2.3.2 Nonlinear to Nonlinear Reshaping

This nonlinear to nonlinear example is very similar to the previous nonlinear to linear Figure 2.3.1 example where the linear structure Inv over Cust over Emp was produced easily using Figure 2.3.2. This is an example demonstrating that nonlinear structures can produce nonlinear structures so this example copies the previous example but places Emp not under Cust but under Inv making Cust and Emp siblings for this structure. This requires a third copy of the input structure also matched to Inv because that is where Emp is being attached to. Emp is accessed indirectly from Inv up to Cust down to Emp a powerful related semantic reshape. While this produces the same result as the previous example, it is correct.  In both structures, this one and the previous one, Emp is or was indirectly related to Inv. Basically, the second structure and additional join in this example was necessary to move Emp from under Cust to under Inv.
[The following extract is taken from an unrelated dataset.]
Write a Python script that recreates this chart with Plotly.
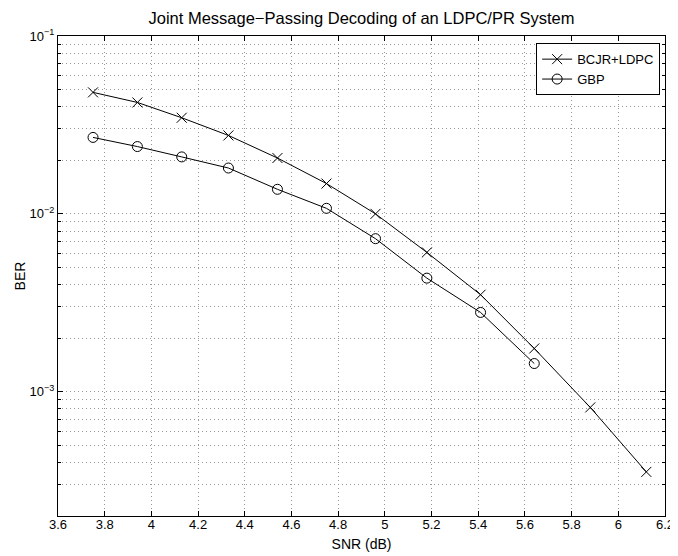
import plotly.graph_objects as go
import numpy as np

snr_bcjr = [3.75, 3.94, 4.13, 4.33, 4.54, 4.75, 4.96, 5.18, 5.41, 5.64, 5.88, 6.12]
ber_bcjr = [0.0482, 0.0423, 0.0347, 0.0276, 0.0206, 0.0148, 0.0100, 0.00607, 0.00351, 0.00175, 0.000816, 0.000354]

snr_gbp = [3.75, 3.94, 4.13, 4.33, 4.54, 4.75, 4.96, 5.18, 5.41, 5.64]
ber_gbp = [0.0269, 0.0239, 0.0209, 0.0181, 0.01374, 0.01074, 0.00725, 0.00435, 0.00279, 0.00144]

x_ticks = [3.6, 3.8, 4.0, 4.2, 4.4, 4.6, 4.8, 5.0, 5.2, 5.4, 5.6, 5.8, 6.0, 6.2]
x_ticktext = ["3.6", "3.8", "4", "4.2", "4.4", "4.6", "4.8", "5", "5.2", "5.4", "5.6", "5.8", "6", "6.2"]
y_ticks = [1e-3, 1e-2, 1e-1]
y_ticktext = ["10<sup>−3</sup>", "10<sup>−2</sup>", "10<sup>−1</sup>"]

FONT = "Liberation Sans, Arial, Helvetica, sans-serif"

fig = go.Figure()
fig.add_trace(go.Scatter(
    x=snr_bcjr, y=ber_bcjr, mode="lines+markers", name="BCJR+LDPC",
    line=dict(color="black", width=1),
    marker=dict(symbol="x-thin-open", size=10, color="black", line=dict(color="black", width=1)),
))
fig.add_trace(go.Scatter(
    x=snr_gbp, y=ber_gbp, mode="lines+markers", name="GBP",
    line=dict(color="black", width=1),
    marker=dict(symbol="circle-open", size=10, color="black", line=dict(color="black", width=1)),
))

grid_col = "rgb(150,150,150)"
grid_dash = "1px,3px"
# page body has an 8px margin, so the figure is 8px smaller and left/top margins reduced
fig.update_layout(
    width=670, height=548,
    paper_bgcolor="white", plot_bgcolor="white",
    margin=dict(l=50, r=13, t=28, b=40, autoexpand=False),
    font=dict(family=FONT, size=13, color="black"),
    title=dict(text="Joint Message−Passing Decoding of an LDPC/PR System",
               x=0.5276, xanchor="center", y=0.982, yanchor="middle",
               font=dict(size=16.5, family=FONT, color="black")),
    showlegend=True,
    legend=dict(x=0.992, y=0.985, xanchor="right", yanchor="top",
                bordercolor="black", borderwidth=1, bgcolor="white",
                font=dict(size=13, family=FONT), tracegroupgap=0,
                itemwidth=30),
)
fig.update_xaxes(
    range=[3.6, 6.2], tickvals=x_ticks, ticktext=x_ticktext,
    showline=True, linecolor="black", linewidth=1, mirror="ticks",
    ticks="inside", ticklen=5, tickcolor="black",
    showgrid=True, gridcolor=grid_col, griddash=grid_dash, gridwidth=1,
    zeroline=False, automargin=False, ticklabelstandoff=-4,
    title=dict(text="SNR (dB)", font=dict(size=14, family=FONT), standoff=8),
    tickfont=dict(size=13, family=FONT),
)
fig.update_yaxes(
    type="log", range=[np.log10(2e-4), -1],
    tickvals=y_ticks, ticktext=y_ticktext,
    showline=True, linecolor="black", linewidth=1, mirror="ticks",
    ticks="inside", ticklen=5, tickcolor="black",
    showgrid=True, gridcolor=grid_col, griddash=grid_dash, gridwidth=1,
    minor=dict(dtick="D1", showgrid=True, gridcolor=grid_col, griddash=grid_dash,
               ticks="inside", ticklen=3, tickcolor="black"),
    zeroline=False, automargin=False,
    title=dict(text="BER", font=dict(size=14, family=FONT), standoff=0),
    tickfont=dict(size=13, family=FONT),
)
fig.write_html("out.html")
SQL15.32: SELECT Y.CustID, Y.CustStoreID, X.InvID, X.InvCustID, Z.EmpID, Z.EmpCustID 
      FROM CustViewT X LEFT JOIN CustViewT Y ON X.InvID=Y.InvID
       LEFT JOIN CustViewT Z ON Y.InvID=Z.InvID



Figure 2.3.2: Nonlinear to nonlinear reshaping example

2.4 Polymorphic Reshaping

Polymorphic reshaping does not rely on the structure of the input structure. The advanced reshaping capability shown in this paper does support polymorphic reshaping when only one node is moved per join. The example in Section 2.2.1 is not polymorphic because it relies on a specific structure by moving two related nodes at one time while the same basic reshaping performed in Section 2.2.2 is polymorphic because it does not rely on the input structure by locating and moving one node at a time. The choice of using reduced steps or polymorphic solution is up to the user.